Il codice degli appalti per beni e servizi finanziati dalla Banca mondiale constava di una trentina di pagine, aggiornata periodicamente da circolari. Oggi è di una cinquantina di pagine, che si possono leggere online. Semplici e trasparenti si basavano inizialmente sulle guidelines per appalti e commesse del Royal Institute of British Architect (Ribia) semplicemente perché quest’ultime erano state scritte cinquanta anni prima, funzionavano bene e non c’era ragione di inventare il cavallo se era stato già inventato. Analogamente quando la Commissione europea iniziò a finanziare investimenti, mutuò le proprie linee guida da quelle della Banca mondiale. Mi trovai a fare varie operazioni di co-finanziamento con l’Unione europea e la parte relativa ad appalti ed al loro monitoraggio era semplicissima.

Ho serie difficoltà a comprendere per quale motivo ci si oppone ad utilizzare in Italia la regole dell’Unione europea, identiche a quelle della Banca mondiale, al fine di semplificare le procedure.

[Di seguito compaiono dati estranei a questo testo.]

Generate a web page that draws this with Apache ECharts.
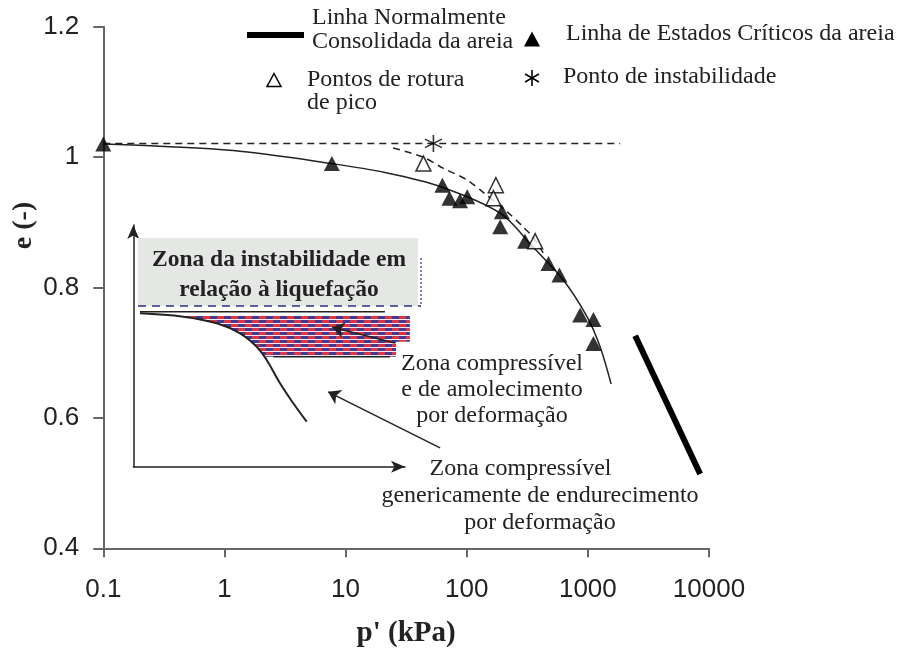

Nella mia limitata esperienza italiana (il Fondo Investimenti ed Occupazione negli anni ottanta del secolo scorso e l’aver fatto parte di un paio di commissioni di collaudo) ho avuto la netta impressione che i nodi non fossero le procedure di affidamento di lavori o commesse ma  capitolati (e computi metrici) piuttosto grossolani, uno specchio di come la pubblica amministrazione si è impoverita di competenze tecniche, soprattutto nel campo ingegneristico. Questo è probabilmente il campo dove operare.

Il codice degli appalti italiani – mi si dice – è stato scritto soprattutto da giuristi, anzi da magistrati, con l’obiettivo (indubbiamente meritevole) di contrastare la corruzione: per questa ragione ha divieti e vincoli nell’uso di sub-appalto e di piccole e medie imprese, andando in direzione opposta delle regole di Banca mondiale ed Unione europea che, invece, hanno deroghe specifiche mirate a facilitare le piccole e medie imprese e la loro crescita.

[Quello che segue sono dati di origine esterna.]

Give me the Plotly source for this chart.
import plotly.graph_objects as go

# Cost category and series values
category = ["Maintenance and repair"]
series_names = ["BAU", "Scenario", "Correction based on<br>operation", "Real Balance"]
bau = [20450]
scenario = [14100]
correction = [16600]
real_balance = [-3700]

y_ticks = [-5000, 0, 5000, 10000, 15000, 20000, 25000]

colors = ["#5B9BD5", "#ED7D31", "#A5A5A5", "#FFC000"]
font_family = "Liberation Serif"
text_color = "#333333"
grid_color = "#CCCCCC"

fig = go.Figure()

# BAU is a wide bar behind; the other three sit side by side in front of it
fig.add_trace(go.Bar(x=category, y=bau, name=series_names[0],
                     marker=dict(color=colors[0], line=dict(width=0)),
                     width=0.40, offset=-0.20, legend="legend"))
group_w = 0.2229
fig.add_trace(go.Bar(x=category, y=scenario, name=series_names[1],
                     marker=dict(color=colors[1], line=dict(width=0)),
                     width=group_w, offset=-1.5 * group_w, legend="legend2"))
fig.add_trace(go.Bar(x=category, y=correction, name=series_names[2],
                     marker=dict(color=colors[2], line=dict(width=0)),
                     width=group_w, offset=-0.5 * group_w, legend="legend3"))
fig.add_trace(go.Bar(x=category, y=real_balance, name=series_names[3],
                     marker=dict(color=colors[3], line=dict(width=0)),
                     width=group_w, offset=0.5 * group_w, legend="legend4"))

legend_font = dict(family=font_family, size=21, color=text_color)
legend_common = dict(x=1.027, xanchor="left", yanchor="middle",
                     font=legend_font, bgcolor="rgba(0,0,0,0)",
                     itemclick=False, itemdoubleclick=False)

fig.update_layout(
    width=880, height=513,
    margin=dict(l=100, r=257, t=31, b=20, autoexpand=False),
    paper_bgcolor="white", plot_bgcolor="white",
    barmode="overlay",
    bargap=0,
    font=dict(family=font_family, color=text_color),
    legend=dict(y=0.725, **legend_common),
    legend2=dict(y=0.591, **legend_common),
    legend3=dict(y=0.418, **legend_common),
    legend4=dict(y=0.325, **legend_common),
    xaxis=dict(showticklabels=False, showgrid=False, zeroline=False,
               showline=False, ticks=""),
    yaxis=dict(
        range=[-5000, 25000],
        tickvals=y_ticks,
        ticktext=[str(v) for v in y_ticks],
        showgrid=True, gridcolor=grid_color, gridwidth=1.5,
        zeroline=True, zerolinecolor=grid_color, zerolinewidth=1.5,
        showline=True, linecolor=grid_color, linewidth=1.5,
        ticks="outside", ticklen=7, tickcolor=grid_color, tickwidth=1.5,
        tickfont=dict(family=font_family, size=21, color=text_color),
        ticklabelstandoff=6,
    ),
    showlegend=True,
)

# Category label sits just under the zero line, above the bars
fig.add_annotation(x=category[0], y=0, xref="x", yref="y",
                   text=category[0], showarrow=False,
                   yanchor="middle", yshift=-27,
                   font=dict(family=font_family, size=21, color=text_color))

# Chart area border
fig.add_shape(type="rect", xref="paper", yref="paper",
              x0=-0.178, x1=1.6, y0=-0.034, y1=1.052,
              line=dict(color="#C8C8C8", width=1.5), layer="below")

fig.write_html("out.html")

Da quel che si legge sulle cronache, soprattutto quelle relative al Csm, a certe procure ed a eventuali logge magiare, molti magistrati hanno contezza della corruzione. Ma è saggio affidare loro un lavoro che nel resto del mondo viene affidato a ingegneri, economisti e qualche giurista, soprattutto in una fase in cui, a ragione o a torto, analisi sociologiche indicano la magistratura come la categoria meno stimata dagli italiani? Forse prima di occuparsi di appalti, farebbero meglio ad accettare una seria riforma ed a tonare ad essere ben considerata dai concittadini.